There is something quite confounding about Shinya Aota’s first exhibition at Aoyama | Meguro, with the installation and indeed the individual works constructing a simultaneous process of familiarisation and defamiliarisation. Upon approaching the gallery, with its vast street frontage windows, the site could initially be read as a minimalist boutique for designer objects. Swathed in fluorescent lighting the individual works are formally arranged at an almost architectural equidistance from one another, connoting the impression of discriminative availability.
Yet the works reveal themselves to be an almost banal assortment of everyday objects, with among other items, a baseball bat, a pair of spectacles, a football, a globe, and various vessels that had perhaps contained domestic cleaning products. This is not a Duchampian gesture of inserting the readymade within the gallery context, for the works are not merely found objects recontextualised to raise questions of aesthetic and institutional evaluation. All of the items within the project have been neutered in terms of their origin and in some instances, their functionality, with all traces of their surfaces removed beyond recognition. The works have undergone what would appear to be painstaking process of sanding back, erasing all trace of brand identification while retaining the sense of the form, as an almost Platonian gesture of idealism.
Through this process, the project operates as a refutation of market driven consumerism, as it destabilises the objects’ relationships to the mechanisms of marketing and brand recognition. What may be a pair of Prada spectacles becomes merely a set of spectacles and what may be a Sonic Youth album becomes merely an album and so forth. All histories, connotations and associative points of the objects are nullified as they become merely forms, ubiquitous forms to represent all objects that share those characteristics. Through this process the objects also cease to function, for in many instances their surface is intrinsic to the identifiable use or value of the object.

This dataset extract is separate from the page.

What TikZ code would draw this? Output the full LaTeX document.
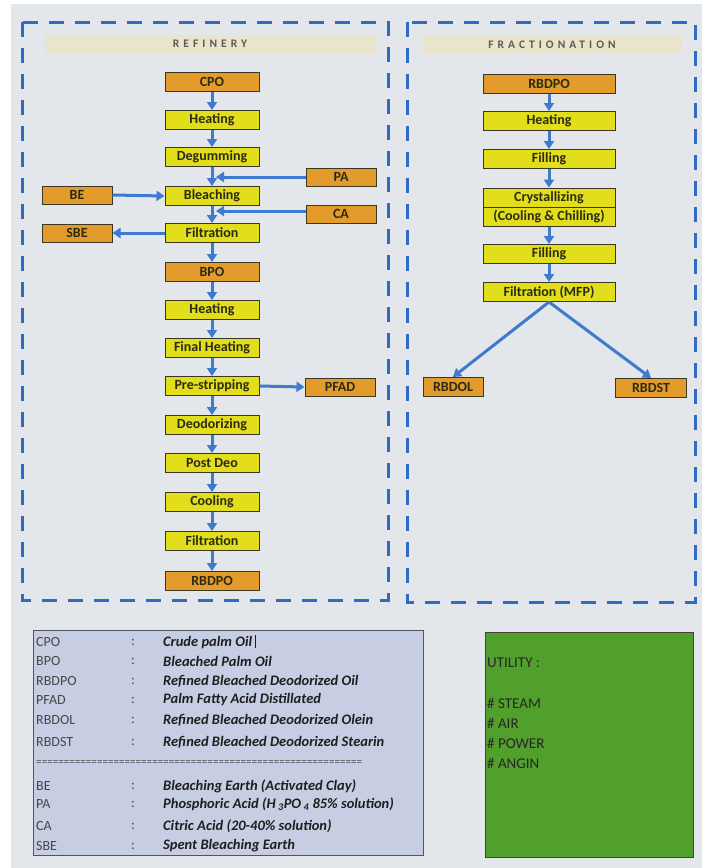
\documentclass[tikz,border=0pt]{standalone}
\usepackage{fontspec}
\setmainfont{Carlito}
\usetikzlibrary{arrows.meta}
\definecolor{bggray}{HTML}{E3E6EA}
\definecolor{dashblue}{HTML}{2F6BC2}
\definecolor{arrowblue}{HTML}{3E7AD0}
\definecolor{procyellow}{HTML}{E2DE1C}
\definecolor{prodorange}{HTML}{E39C2C}
\definecolor{boxline}{HTML}{3A3820}
\definecolor{titlebg}{HTML}{EAE4CB}
\definecolor{titletext}{HTML}{5A5A5A}
\definecolor{legendbg}{HTML}{C7CEE4}
\definecolor{legendline}{HTML}{505560}
\definecolor{utilgreen}{HTML}{51A02C}
\definecolor{labeltext}{HTML}{2C2A12}
\begin{document}
\begin{tikzpicture}[x=1pt,y=-1pt,
  proc/.style={draw=boxline, line width=1pt, fill=procyellow, minimum width=94pt,
    minimum height=19pt, inner sep=0pt, text=labeltext,
    font=\fontsize{14}{16}\selectfont\bfseries},
  prod/.style={proc, fill=prodorange},
  sidebox/.style={prod, minimum width=70pt, minimum height=18pt},
  fracbox/.style={proc, minimum width=132pt},
  arr/.style={draw=arrowblue, line width=3pt, -{Triangle[length=8pt,width=10pt]}},
  dashborder/.style={draw=dashblue, line width=3pt, dash pattern=on 15pt off 11pt},
  titlebar/.style={fill=titlebg, minimum height=18pt, inner sep=0pt, text=titletext,
    font=\fontsize{11.5}{13}\selectfont\bfseries\addfontfeature{LetterSpace=35}},
  abbr/.style={anchor=west, inner sep=0pt, text=black!72, font=\fontsize{14}{16}\selectfont},
  desc/.style={anchor=west, inner sep=0pt, text=black!88, font=\fontsize{14.5}{16}\selectfont\bfseries\itshape},
  util/.style={anchor=west, inner sep=0pt, text=black!85, font=\fontsize{15}{17}\selectfont}
]
\useasboundingbox (0,0) rectangle (702,868);
\fill[white] (0,0) rectangle (702,868);
\fill[bggray] (11,4) rectangle (702,868);

% panels
\draw[dashborder] (22,22) rectangle (388,600);
\draw[dashborder] (407,22) rectangle (695,602);
\node[titlebar, minimum width=330pt] (tref) at (210,44) {REFINERY};
\node[titlebar, minimum width=259pt] (tfrac) at (552,45) {FRACTIONATION};

% refinery column
\node[prod] (cpo)   at (212,82)  {CPO};
\node[proc] (heat1) at (212,120) {Heating};
\node[proc] (degum) at (212,157) {Degumming};
\node[proc] (bleach) at (212,196) {Bleaching};
\node[proc] (filt1) at (212,233) {Filtration};
\node[prod] (bpo)   at (212,272) {BPO};
\node[proc] (heat2) at (212,310) {Heating};
\node[proc] (fheat) at (212,348) {Final Heating};
\node[proc] (pre)   at (212,386) {Pre-stripping};
\node[proc] (deo)   at (212,425) {Deodorizing};
\node[proc] (post)  at (212,463) {Post Deo};
\node[proc] (cool)  at (212,502) {Cooling};
\node[proc] (filt2) at (212,541) {Filtration};
\node[prod] (rbdpo1) at (212,581) {RBDPO};

\node[sidebox] (be)  at (77,195)  {BE};
\node[sidebox] (sbe) at (77,233)  {SBE};
\node[sidebox] (pa)  at (341,177) {PA};
\node[sidebox] (ca)  at (341,214) {CA};
\node[sidebox] (pfad) at (340,387) {PFAD};

\foreach \a/\b in {cpo/heat1, heat1/degum, degum/bleach, bleach/filt1, filt1/bpo,
  bpo/heat2, heat2/fheat, fheat/pre, pre/deo, deo/post, post/cool, cool/filt2, filt2/rbdpo1}
  \draw[arr] (\a.south) -- (\b.north);

\coordinate (jx) at (216,0);
\draw[arr] (pa.west) -- (pa.west -| jx);
\draw[arr] ([yshift=3pt]ca.west) -- ([yshift=3pt]ca.west -| jx);
\draw[arr] (be.east) -- (bleach.west);
\draw[arr] (filt1.west) -- (sbe.east);
\draw[arr] (pre.east) -- (pfad.west);

% fractionation column
\node[fracbox, fill=prodorange] (rbdpo2) at (549,84) {RBDPO};
\node[fracbox] (fheat1) at (549,121) {Heating};
\node[fracbox] (fill1)  at (549,159) {Filling};
\node[fracbox] (cry1)   at (549,197.5) {Crystallizing};
\node[fracbox] (cry2)   at (549,216.5) {(Cooling \& Chilling)};
\node[fracbox] (fill2)  at (549,254) {Filling};
\node[fracbox] (mfp)    at (549,292) {Filtration (MFP)};
\node[prod, minimum width=60pt] (rbdol) at (453,387) {RBDOL};
\node[prod, minimum width=71pt] (rbdst) at (651,388) {RBDST};

\foreach \a/\b in {rbdpo2/fheat1, fheat1/fill1, fill1/cry1, cry2/fill2, fill2/mfp}
  \draw[arr] (\a.south) -- (\b.north);
\draw[arr] (mfp.south) -- (rbdol.north);
\draw[arr] (mfp.south) -- (rbdst.north);

% legend
\draw[legendline, line width=1pt, fill=legendbg] (33,630) rectangle (423,855);
\foreach \y/\ab/\de [count=\i] in {
  642/CPO/{Crude palm Oil\,\rule[-2pt]{1pt}{13pt}},
  661/BPO/{Bleached Palm Oil},
  681/RBDPO/{Refined Bleached Deodorized Oil},
  700/PFAD/{Palm Fatty Acid Distillated},
  720/RBDOL/{Refined Bleached Deodorized Olein},
  742/RBDST/{Refined Bleached Deodorized Stearin},
  786/BE/{Bleaching Earth (Activated Clay)},
  804/PA/{Phosphoric Acid (H\,\textsubscript{3}PO\,\textsubscript{4} 85\% solution)},
  826/CA/{Citric Acid (20-40\% solution)},
  846/SBE/{Spent Bleaching Earth}} {
  \node[abbr] (ab\i) at (36,\y) {\ab};
  \node[abbr] (co\i) at (131,\y) {:};
  \node[desc] (de\i) at (163,\y) {\de};
}
\node[abbr, font=\fontsize{11}{12}\selectfont] (eqline) at (36,763) {\hbox to 326pt{\xleaders\hbox{=}\hfill}};

% utility
\draw[black!75, line width=1pt, fill=utilgreen] (485,632) rectangle (693,857);
\node[util] (u0) at (487,663) {UTILITY :};
\node[util] (u1) at (487,703) {\# STEAM};
\node[util] (u2) at (487,723) {\# AIR};
\node[util] (u3) at (487,743) {\# POWER};
\node[util] (u4) at (487,763) {\# ANGIN};
\end{tikzpicture}
\end{document}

This is perhaps most evident in a poster, which originally, although this is barely apparent, was a map of the world, having had all traces of its representation sanded back so that it exists as a rough surfaced blank sheet of paper. The work is presented in relation to a globe, which although obviously recognisable in form, serves no functional role in terms of determining geographical relationships. The erased world map poster is flanked by what is one of the most striking of works within the exhibition, a work which replicates the scale of the neighbouring poster, yet goes further to embed the exhibition within its current context. A rectangular surface of the gallery wall has been carefully sanded back to reveal the original material, cost efficient wood chipped board. In so doing, the work strips away the varied history of exhibitions within the gallery contained within the layers of paint, exposing the construction and materiality of the gallery’s architectural configuration. This work perhaps epitomises many of the concepts within the exhibition, the pursuit of reductionism, of bringing formal concerns to the fore and of estranging us from the hierarchical structures of brand determination.